En effet, Hiam Abbass est née dans un village arabe de Galilée intégré au territoire israélien, mais sa famille venait de Tibériade, une ville au bord du lac aux eaux bleue turquoise… dont la population palestinienne a été expulsée.

Une scène révèle que leur maison, près de la grande mosquée qui subsiste, a été rasée en même temps que le reste de la vieille ville.

Quatre générations de « femmes puissantes »

Des femmes toutes marquées par le déracinement

Revenir à Deir Hanna, c’est pour le tandem mère-fille l’occasion de s’intéresser à toutes les figures féminines de la lignée,  toutes emblématiques des femmes palestiniennes de Galilée :  toutes marquées par le déracinement.

Il y a Um Ali, l’arrière-grand-mère, au visage austère dont les photos retrouvées révèlent la force de caractère.  Une maitresse femme, expulsée de son village natal juste après son mariage, un mari mort de chagrin et huit enfants à nourrir « avec une machine à coudre ». Elle a tenu bon puisque l’une de ses filles, Nemat –  grand-mère de Lina et mère de Hiam – est devenue institutrice, malgré les  difficultés causées par la guerre. Ces figures féminines toutes défuntes, sont ressuscitées grâce aux photos dénichées dans des boites poussiéreuses de la maison maternelle… qu’il faut se résoudre à vendre. Mais le documentaire a le mérite d ene pas se contenter des films de famille et n’hésite pas à avoir recours à des archives plus générales, ce qui lui donne une résonnance universelle.

A travers ce retour aux sources d’une exilée palestinienne qui « s’en est bien sortie » malgré les blessures, c’est tout une histoire qui affleure : celle d’une communauté malmenée,  de ses espoirs, de ses peines, de ses liens persistants makgré la dispersion et l’éloignement ( une tante en Syrie, d’autres au Canada ou en Europe) grâce aux lettres, au téléphone ou … plus récemment à internet !

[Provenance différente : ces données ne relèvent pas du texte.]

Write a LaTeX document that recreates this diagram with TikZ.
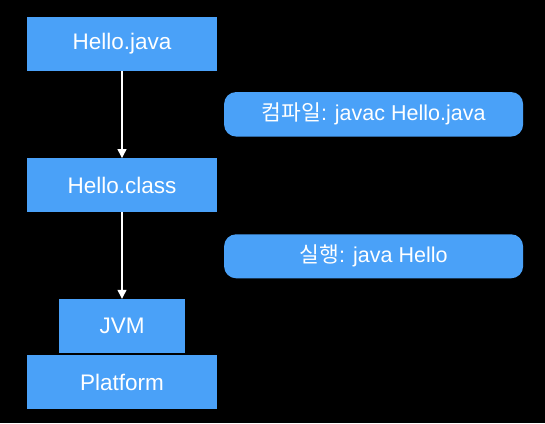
\documentclass[tikz,border=0pt]{standalone}
\usepackage{fontspec}
\setmainfont{Liberation Sans}
\newfontfamily\kr{Noto Sans CJK KR}
\usetikzlibrary{arrows.meta}
\definecolor{boxblue}{HTML}{4AA1F8}
\tikzset{
  box/.style={fill=boxblue, draw=none, inner sep=0pt, text=white, font=\fontsize{22.5}{26}\selectfont},
  tag/.style={fill=boxblue, draw=none, rounded corners=12pt, inner sep=0pt, text=white, font=\fontsize{21.5}{26}\selectfont},
  conn/.style={draw=white, line width=1.3pt, -{Triangle[width=9pt,length=9pt]}}
}
\begin{document}
\begin{tikzpicture}[x=1pt,y=-1pt]
\fill[black] (0,0) rectangle (545,423);
\useasboundingbox (0,0) rectangle (545,423);
\node[box, minimum width=189.5pt, minimum height=54pt] (java) at (122,43.8) {Hello.java};
\node[box, minimum width=189.5pt, minimum height=53.5pt] (class) at (122,185) {Hello.class};
\node[box, minimum width=126pt, minimum height=54pt] (jvm) at (122,326) {JVM};
\node[box, minimum width=189.5pt, minimum height=54pt] (plat) at (122,382.2) {Platform};
\node[tag, minimum width=299pt, minimum height=44.5pt] (compile) at (373.6,114.3) {{\kr 컴파일}: javac Hello.java};
\node[tag, minimum width=299pt, minimum height=44pt] (run) at (373.6,256.3) {{\kr 실행}: java Hello};
\draw[conn] (java.south) -- (class.north);
\draw[conn] (class.south) -- (jvm.north);
\end{tikzpicture}
\end{document}
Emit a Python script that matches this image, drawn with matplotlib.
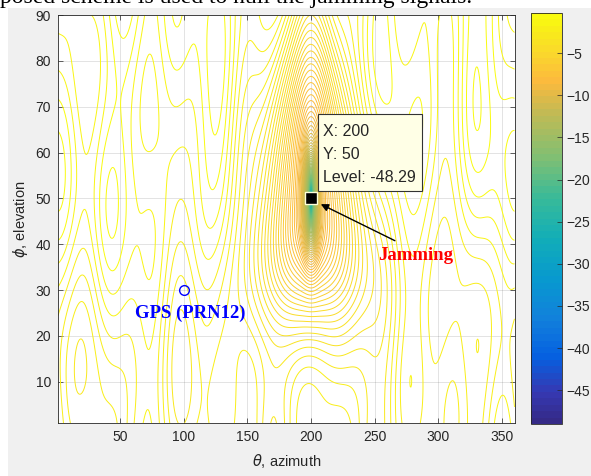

C’est l’histoire de quelques femmes mais c’est aussi l’histoire de leurs lieux, disparus, remplacés ou sous contrôle, et celle de leur peuple, opprimé.

L’intime et le politique

Le rapport entre la mère (l’actrice) et la fille (a réalisatrice) au coeur de ce film magnifique

Au fil des questions , le film met en lumière l’immense énergie de toutes ces femmes (les hommes – grands absents de ce documentaire délibérément «  féminin » – sont assez fantomatiques à l’image)  tout un parcours : : celui d’une femme qui a déployé toute son énergie (et celle héritée de s des aïeules) pour s’émanciper de la tradition patriarcale et assumer son choix de liberté : « J’étouffais, j’avais besoin de respirer, de me trouver », confie Hiam Abbas.

Le tout est illustré de façon originale : des témoignages et des archives, comme il se doit, mais aussi des poèmes lus (et écrits) par la comédienne ou des scènes (re)jouées,  notamment avec ses sœurs qu’elle retrouve avec joie.

C’est le mérite de ce film que de ne pas s’installer dans la nostalgie et plusieurs scènes véhiculent de la joie, de l’amour et de l’humour, notment lors des retrouvailles entre sœurs. Hiam Abbas et ses sœurs, évoquent des souvenirs enfouis et reconstituent ainsi le puzzle de leurs vies mouvementées.

Une belle complicité féminine  – mères, filles et sœurs – émane du récit et semble conférer à ces différentes personnalités heurtées par la vie… une force indestructible.   

Ces relations de solidarité, ces souvenirs partagés exhumés ou enfouis tissent un paysage affectif et politique  passionnant. A l’écoute de (toutes) les femmes de sa famille à travers la vie et la mort, leurs traumas, leurs joies, leurs deuils, leurs zones d’ombre, la jeune réalisatrice de 24 ans leur rend un hommage vibrant.

De Tibériade à Gaza…

Le lac de Tiberiade

Le film, sorti en salles peu après le 7 octobre, déploie toute sa dimension politique : «Les histoires racontées par ces femmes dans ce film ne sont pas seulement des histoires de transmission de femme à femme, de fille à mère ou de mère à fille», déclare Lina Soualem. Elles« véhiculent une histoire de personnes privées de leur identité».

Et d’ajouter : «Avec nos histoires, nous luttons contre l’effacement et ces images se présentent comme des preuves d’une existence niée», insistant sur sa pensée solidaire pour « tous habitants de Gaza qui sont en réalité des enfants et petits-enfants de réfugiés palestiniens, qui comme vous et moi, essayent de trouver leur place dans le monde».